The oil and gas sector got the complexity instead. It is perfectly possible to argue that, actually, tax on North Sea oil and gas had been at quite low levels historically. At 40 per cent, including the 10 percentage point supplementary charge, it was double the standard rate of corporation tax. But within the past decade, the tax rate on fields approved before 1993 has been double that again.
It’s also possible that, as Stuart Adam from the Institute for Fiscal Studies argues, North Sea oil and gas is slightly different from other windfall tax candidates. You can’t pack up your oil rig and move it elsewhere. The fact that the supplementary charge has gone up and down over time — it was cut in 2015 after the oil price plummeted — suggests that an element of this should be baked into a cyclical industry’s thinking.
But the government didn’t make that case. Instead, it created a 25 per cent levy, with upfront investment incentives (beyond what’s already on offer in the supplementary charge) to circumvent criticisms it had itself been making of the idea. The levy — unlike Labour’s “blunt” proposal, said Sunak — seemed to have been drummed up to show fiscal responsibility, despite raising perhaps £5bn against spending of £15bn, and dressed up to encourage more investment, which it probably won’t.
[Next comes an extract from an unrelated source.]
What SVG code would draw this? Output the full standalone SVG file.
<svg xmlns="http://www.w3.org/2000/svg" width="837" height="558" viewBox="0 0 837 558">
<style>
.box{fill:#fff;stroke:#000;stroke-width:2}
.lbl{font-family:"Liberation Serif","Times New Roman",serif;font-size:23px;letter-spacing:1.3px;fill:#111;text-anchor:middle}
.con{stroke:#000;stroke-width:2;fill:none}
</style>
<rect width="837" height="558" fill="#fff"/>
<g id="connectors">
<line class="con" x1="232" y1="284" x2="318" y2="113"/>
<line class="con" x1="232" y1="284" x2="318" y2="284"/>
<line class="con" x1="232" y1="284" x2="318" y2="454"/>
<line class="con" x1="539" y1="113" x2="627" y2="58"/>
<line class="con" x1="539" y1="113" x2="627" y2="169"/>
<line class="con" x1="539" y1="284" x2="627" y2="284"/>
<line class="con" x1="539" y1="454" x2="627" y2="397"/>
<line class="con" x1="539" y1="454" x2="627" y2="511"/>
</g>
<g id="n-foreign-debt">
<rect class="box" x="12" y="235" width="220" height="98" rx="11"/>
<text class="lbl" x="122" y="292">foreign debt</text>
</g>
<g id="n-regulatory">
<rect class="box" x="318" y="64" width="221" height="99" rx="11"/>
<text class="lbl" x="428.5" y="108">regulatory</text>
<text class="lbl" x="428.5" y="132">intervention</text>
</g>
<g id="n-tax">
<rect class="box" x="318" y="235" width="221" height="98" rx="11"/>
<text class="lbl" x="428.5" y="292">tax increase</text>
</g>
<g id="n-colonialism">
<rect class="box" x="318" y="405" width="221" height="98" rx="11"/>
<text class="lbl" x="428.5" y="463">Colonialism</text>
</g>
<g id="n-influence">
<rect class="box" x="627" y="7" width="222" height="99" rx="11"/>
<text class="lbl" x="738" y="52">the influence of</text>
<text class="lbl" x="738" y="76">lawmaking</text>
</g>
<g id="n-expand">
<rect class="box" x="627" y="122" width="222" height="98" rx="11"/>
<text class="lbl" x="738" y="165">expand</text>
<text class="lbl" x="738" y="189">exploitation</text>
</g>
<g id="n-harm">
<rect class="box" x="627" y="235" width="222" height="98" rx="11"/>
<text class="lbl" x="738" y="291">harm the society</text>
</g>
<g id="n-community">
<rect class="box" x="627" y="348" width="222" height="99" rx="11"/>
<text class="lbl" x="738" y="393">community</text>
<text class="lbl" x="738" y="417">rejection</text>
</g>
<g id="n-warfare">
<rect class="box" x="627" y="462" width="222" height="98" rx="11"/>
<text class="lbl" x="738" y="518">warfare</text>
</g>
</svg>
Near-term investment has always been a bit of red herring. As BP’s chief executive Bernard Looney said, a windfall tax wouldn’t change plans, which are already agreed and committed. Similarly, an industry that works on long-lead times probably won’t drag forward much spending to take advantage of a short-term doubling in tax-relief.
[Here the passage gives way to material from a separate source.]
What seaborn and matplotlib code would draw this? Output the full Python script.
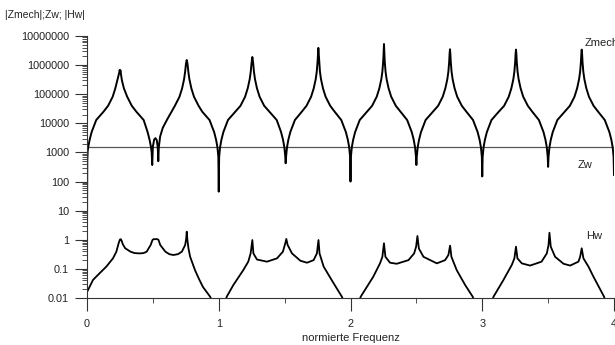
import pandas as pd
import matplotlib
matplotlib.use("Agg")
import matplotlib.pyplot as plt
import matplotlib.ticker as mticker
import seaborn as sns

# |Zmech|, arch by arch (normierte Frequenz, value)
zmech_f = [
    0.0, 0.002, 0.005, 0.01, 0.02, 0.035, 0.07, 0.125, 0.16, 0.195, 0.215, 0.23, 0.24, 0.245,
    0.248, 0.251, 0.254, 0.258, 0.265, 0.28, 0.305, 0.34, 0.375, 0.43, 0.46, 0.475, 0.485, 0.491,
    0.495, 0.5, 0.51, 0.52, 0.53, 0.537, 0.541, 0.545, 0.555, 0.575, 0.61, 0.667, 0.702, 0.722,
    0.737, 0.745, 0.751, 0.757, 0.763, 0.769, 0.777, 0.792, 0.812, 0.847, 0.875, 0.93, 0.965,
    0.98, 0.99, 0.997, 1.0,
    1.003, 1.01, 1.02, 1.035, 1.07, 1.125, 1.165, 1.2, 1.22, 1.235, 1.243, 1.249, 1.255, 1.261,
    1.267, 1.275, 1.29, 1.31, 1.345, 1.385, 1.44, 1.473, 1.488, 1.498, 1.504, 1.508, 1.512,
    1.518, 1.528, 1.543, 1.578, 1.63, 1.666, 1.701, 1.721, 1.736, 1.744, 1.75, 1.753, 1.756,
    1.759, 1.762, 1.768, 1.776, 1.791, 1.811, 1.846, 1.88, 1.93, 1.965, 1.98, 1.99, 1.997, 2.0,
    2.003, 2.01, 2.02, 2.035, 2.07, 2.125, 2.164, 2.199, 2.219, 2.234, 2.242, 2.248, 2.251, 2.254,
    2.257, 2.26, 2.266, 2.274, 2.289, 2.309, 2.344, 2.38, 2.43, 2.465, 2.48, 2.49, 2.497, 2.5,
    2.503, 2.51, 2.52, 2.535, 2.57, 2.625, 2.665, 2.7, 2.72, 2.735, 2.743, 2.749, 2.752, 2.755,
    2.758, 2.761, 2.767, 2.775, 2.79, 2.81, 2.845, 2.88, 2.93, 2.965, 2.98, 2.99, 2.997, 3.0,
    3.003, 3.01, 3.02, 3.035, 3.07, 3.125, 3.166, 3.201, 3.221, 3.236, 3.244, 3.25, 3.253, 3.256,
    3.259, 3.262, 3.268, 3.276, 3.291, 3.311, 3.346, 3.38, 3.43, 3.465, 3.48, 3.49, 3.497, 3.5,
    3.503, 3.51, 3.52, 3.535, 3.57, 3.625, 3.665, 3.7, 3.72, 3.735, 3.743, 3.749, 3.752, 3.755,
    3.758, 3.761, 3.767, 3.775, 3.79, 3.81, 3.845, 3.88, 3.93, 3.965, 3.98, 3.99, 3.997, 4.0,
]
zmech_v = [
    2, 500, 1100, 1600, 2700, 5000, 13000, 25000, 40000, 82000, 160000, 300000, 450000, 560000,
    680000, 590000, 660000, 480000, 300000, 160000, 82000, 40000, 25000, 13000, 5000, 2700, 1600, 1000,
    370, 1600, 2800, 3100, 2600, 1500, 500, 1500, 3500, 7000, 14000, 40000, 82000, 160000,
    330000, 600000, 1100000, 1500000, 1100000, 600000, 330000, 160000, 82000, 40000, 25000, 13000, 5000,
    2700, 1500, 700, 45,
    700, 1500, 2700, 5000, 13000, 25000, 40000, 82000, 160000, 330000, 600000, 1200000, 1900000, 1200000,
    600000, 330000, 160000, 82000, 40000, 25000, 13000, 5000, 2700, 1500, 800, 425, 800,
    1500, 2700, 5000, 13000, 25000, 40000, 82000, 160000, 330000, 600000, 1300000, 2400000, 3900000,
    2400000, 1300000, 600000, 330000, 160000, 82000, 40000, 25000, 13000, 5000, 2700, 1500, 700, 100,
    700, 1500, 2700, 5000, 13000, 25000, 40000, 82000, 160000, 330000, 600000, 1300000, 2400000, 5300000,
    2400000, 1300000, 600000, 330000, 160000, 82000, 40000, 25000, 13000, 5000, 2700, 1500, 700, 370,
    700, 1500, 2700, 5000, 13000, 25000, 40000, 82000, 160000, 330000, 600000, 1300000, 2400000, 3500000,
    2400000, 1300000, 600000, 330000, 160000, 82000, 40000, 25000, 13000, 5000, 2700, 1500, 700, 150,
    700, 1500, 2700, 5000, 13000, 25000, 40000, 82000, 160000, 330000, 600000, 1300000, 2400000, 3400000,
    2400000, 1300000, 600000, 330000, 160000, 82000, 40000, 25000, 13000, 5000, 2700, 1500, 700, 320,
    700, 1500, 2700, 5000, 13000, 25000, 40000, 82000, 160000, 330000, 600000, 1300000, 2400000, 3400000,
    2400000, 1300000, 600000, 330000, 160000, 82000, 40000, 25000, 13000, 5000, 2700, 1500, 700, 165,
]

# Zw: constant level
zw_f = [0.0, 4.0]
zw_v = [1500, 1500]

# |Hw|, four separate arches
hw1_f = [0.0, 0.046, 0.096, 0.147, 0.197, 0.223, 0.24, 0.25, 0.256, 0.262, 0.272, 0.29, 0.33, 0.36,
         0.40, 0.43, 0.453, 0.483, 0.497, 0.505, 0.535, 0.543, 0.556, 0.595, 0.625, 0.655, 0.69,
         0.72, 0.745, 0.753, 0.757, 0.762, 0.77, 0.783, 0.82, 0.85, 0.88, 0.935, 0.955]
hw1_v = [0.016, 0.042, 0.071, 0.12, 0.23, 0.39, 0.76, 1.02, 1.05, 0.95, 0.7, 0.51, 0.39, 0.35,
         0.34, 0.35, 0.39, 0.66, 0.98, 1.05, 1.05, 0.98, 0.66, 0.39, 0.32, 0.3, 0.32,
         0.39, 0.66, 1.1, 1.9, 1.0, 0.51, 0.26, 0.09, 0.045, 0.024, 0.011, 0.007]
hw2_f = [1.05, 1.06, 1.111, 1.187, 1.224, 1.242, 1.255, 1.263, 1.29, 1.366, 1.442, 1.487, 1.505,
         1.513, 1.523, 1.556, 1.62, 1.67, 1.72, 1.745, 1.757, 1.765, 1.796, 1.872, 1.935, 1.95]
hw2_v = [0.007, 0.011, 0.028, 0.092, 0.177, 0.34, 0.98, 0.34, 0.21, 0.177, 0.23, 0.39, 0.76,
         1.07, 0.66, 0.34, 0.19, 0.163, 0.2, 0.34, 0.98, 0.34, 0.12, 0.032, 0.011, 0.007]
hw3_f = [2.065, 2.077, 2.173, 2.224, 2.242, 2.254, 2.265, 2.3, 2.351, 2.44, 2.483, 2.498, 2.508,
         2.519, 2.554, 2.655, 2.718, 2.743, 2.756, 2.766, 2.806, 2.87, 2.928, 2.94]
hw3_v = [0.007, 0.011, 0.054, 0.155, 0.26, 0.76, 0.26, 0.163, 0.15, 0.2, 0.34, 0.58, 1.35,
         0.5, 0.26, 0.155, 0.2, 0.3, 0.63, 0.26, 0.091, 0.028, 0.011, 0.007]
hw4_f = [3.075, 3.085, 3.16, 3.224, 3.244, 3.256, 3.267, 3.3, 3.363, 3.45, 3.49, 3.503, 3.51,
         3.52, 3.553, 3.617, 3.667, 3.73, 3.743, 3.755, 3.768, 3.806, 3.844, 3.925, 3.935]
hw4_v = [0.007, 0.011, 0.041, 0.136, 0.23, 0.58, 0.23, 0.155, 0.13, 0.177, 0.34, 0.66, 1.75,
         0.58, 0.26, 0.15, 0.13, 0.177, 0.26, 0.51, 0.23, 0.12, 0.054, 0.011, 0.007]

ytick_vals = [0.01, 0.1, 1, 10, 100, 1000, 10000, 100000, 1000000, 10000000]
ytick_labels = ["0.01", "0.1", "1", "10", "100", "1000", "10000", "100000", "1000000", "10000000"]
xtick_vals = [0, 1, 2, 3, 4]
xtick_labels = ["0", "1", "2", "3", "4"]

hw = pd.concat([
    pd.DataFrame({"f": hw1_f, "v": hw1_v, "arch": 1}),
    pd.DataFrame({"f": hw2_f, "v": hw2_v, "arch": 2}),
    pd.DataFrame({"f": hw3_f, "v": hw3_v, "arch": 3}),
    pd.DataFrame({"f": hw4_f, "v": hw4_v, "arch": 4}),
], ignore_index=True)

sns.set_style("ticks")
plt.rcParams["font.family"] = ["Liberation Sans", "DejaVu Sans"]

fig = plt.figure(figsize=(6.15, 3.45), dpi=100)
ax = fig.add_axes([87 / 615, 47 / 345, 527 / 615, 262 / 345])
ax.set_yscale("log")

sns.lineplot(x=zw_f, y=zw_v, ax=ax, color="#555555", lw=0.9, estimator=None)
sns.lineplot(x=zmech_f, y=zmech_v, ax=ax, color="black", lw=1.4, estimator=None, sort=False)
sns.lineplot(data=hw, x="f", y="v", units="arch", estimator=None, ax=ax, color="black", lw=1.3)

ax.set_xlim(0, 4)
ax.set_ylim(0.01, 1e7)

# axes styling
for side in ["top", "right"]:
    ax.spines[side].set_visible(False)
for side in ["left", "bottom"]:
    ax.spines[side].set_color("#333333")
    ax.spines[side].set_linewidth(0.8)

ax.set_yticks(ytick_vals)
ax.set_yticklabels(ytick_labels)
ax.yaxis.set_minor_locator(mticker.LogLocator(base=10, subs=[2, 3, 4, 5, 6, 7, 8, 9], numticks=50))
ax.yaxis.set_minor_formatter(mticker.NullFormatter())
ax.set_xticks(xtick_vals)
ax.set_xticklabels(xtick_labels)
ax.xaxis.set_minor_locator(mticker.MultipleLocator(0.5))

ax.tick_params(axis="both", which="major", direction="out", length=9, width=0.8,
               color="#333333", labelsize=7.8, labelcolor="#222222")
ax.tick_params(axis="y", which="major", pad=4)
ax.tick_params(axis="x", which="major", pad=6)
ax.tick_params(axis="both", which="minor", direction="out", length=3.5, width=0.6, color="#333333")

ax.set_xlabel("normierte Frequenz", fontsize=8, color="#222222", labelpad=3)
ax.set_ylabel("")

ax.text(3.78, 5.7e6, "Zmech", fontsize=8, color="#222222", ha="left", va="center")
ax.text(3.727, 370, "Zw", fontsize=8, color="#222222", ha="left", va="center")
ax.text(3.787, 1.35, "Hw", fontsize=8, color="#222222", ha="left", va="center")

fig.text(5 / 615, 1 - 15 / 345, "|Zmech|;Zw; |Hw|", fontsize=7.5, color="#222222",
         ha="left", va="center")

fig.savefig("out.png", dpi=100)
The question was whether the government could tax the extraordinary gains being made by the oil and gas companies, without damping their longer-term inclination to invest in renewable energy and green infrastructure that the UK (and every other country) desperately needs.
Meanwhile, the Treasury has just started work on a longer-term plan to boost ailing business investment across the economy, after its two-year super deduction fell slightly flat. The Office for Budget Responsibility in March halved its estimate for the investment brought forward under the policy.
The problem with windfall taxes has always been how you convince people this is a one-off (and it hasn’t been in oil and gas at least) that is targeted on a very particular set of gains. It’s hard to maintain that pretence, given the government’s talk about hitting electricity generators, another sector where huge investment is needed in the energy transition.
It seems the only reason that didn’t come on Thursday was that the task of prising apart the genuinely excess profits in a sector that hedges pricing and operates on a bewildering array of contracts was a task too obviously fraught even for Sunak.